EEX also offers a spot market for EU allowances, having operated both spot and derivatives markets in emission allowances since 2005. EEX currently runs a secondary market for continuous trading on a spot and derivatives basis for EU ETS allowances (EUA, EUAA) and Kyoto credits (CER, ERU).

As of March 26, 2008, it is possible to trade CER futures on the EEX (Certified Emission Reductions) global emission credits in accordance with the Kyoto Protocol. On April 14, 2008, EEX and Eurex launched trading of options on EUA Futures. Since January 2010, EEX AG has run the auctioning of the emission allowances issued by the Federal Ministry of the Environment. All trading participants admitted to trading in emission allowances on EEX are able to take part in the auction without any further preconditions regarding licensing. From the very beginning, this also included all trading participants taking part in the existing Eurex cooperation on the derivatives market. In addition, EEX also carries out the EUA auctions for other countries (Poland, Hungary).

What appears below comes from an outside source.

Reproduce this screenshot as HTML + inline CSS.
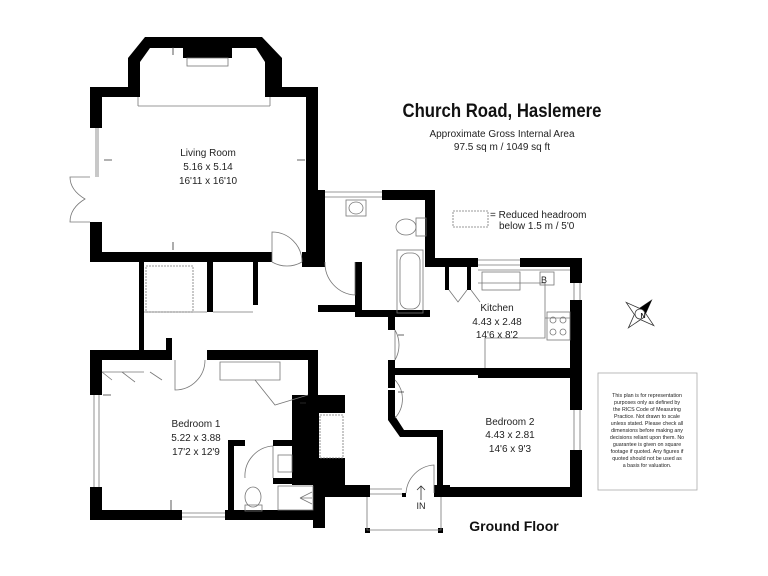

In February 2012, EEX was selected as the transitory auctioning platform for EUAs auctioned by Germany for the third emissions trading period, and as a cooperation exchange for the NER300 program of the European Investment Bank (EIB). As of April 30, 2012, emission allowances for the aviation industry (EU Aviation Allowances, or EUAA) were made available for trading. Futures on Emission Reduction Units (ERU) were launched at the end of April 2012. In March, EEX extended the futures on Certified Emission Reductions (CER) for all maturities of the third trading period.

==Derivatives market==
Participants on the EEX can trade power contracts (weeks, months, quarters, and years) up to 6 years in the future. The Power Futures are financially settled contracts, but they can be physically delivered in Germany, France, Austria, Belgium, the Netherlands, and Italy. Besides electricity and natural gas futures (market areas GASPOOL and NCG), a broad range of derivatives (futures on EUA, CER, EUAA, and ERU) can be traded at the EEX-Derivatives market.

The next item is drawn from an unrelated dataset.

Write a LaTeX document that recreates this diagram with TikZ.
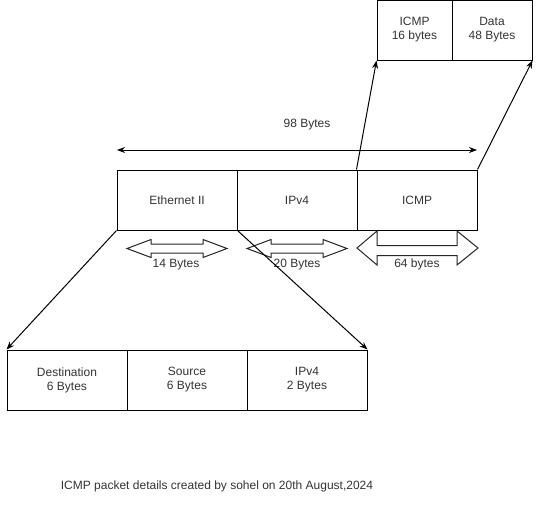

==Clearing and settlement==
The clearing and settlement of all exchange transactions are done by the European Commodity Clearing AG (ECC). ECC was founded in 2006 with the transfer of the EEX clearing activities to this subsidiary. Specialized in the physical delivery of energy products, ECC is a dedicated clearing provider for 10 exchanges: European Energy Exchange (EEX), EPEX SPOT, Powernext, and Power Exchange Central Europe (PXE), as well as the partner exchanges HUPX, HUDEX, NOREXECO, SEEPEX, and SEMOpx. Furthermore, EEX and ECC provide the service of trade registration. This service enables the trading participants and the trade registration participants to conclude transactions through registration by mutual agreement or to have over-the-counter transactions registered.

==Transparency==
EEX operates "Transparency in Energy Markets," the neutral platform for energy market data that fulfills the statutory publication requirements and implements the market participants' voluntary commitments. The platform was established by EEX and the four German transmission system operators and launched in October 2009. In 2011, the Austrian transmission system operator Austrian Power Grid AG joined the cooperation. EEX is in charge of the operation of the platform, which comprises plausibility checking, anonymization, aggregation, and publication of the data reported.

On September 2, 2014, the European Energy Exchange (EEX) launched its new transparency site. At www.eex-transparency.com, visitors can gain access to comprehensive fundamental data and relevant information for wholesale energy trading. The website is a further development of the existing platform "Transparency in Energy Market" and contains information about the capacity, utilization, and availability of facilities for the production of electricity, as well as new information on the storage of electricity and natural gas consumption.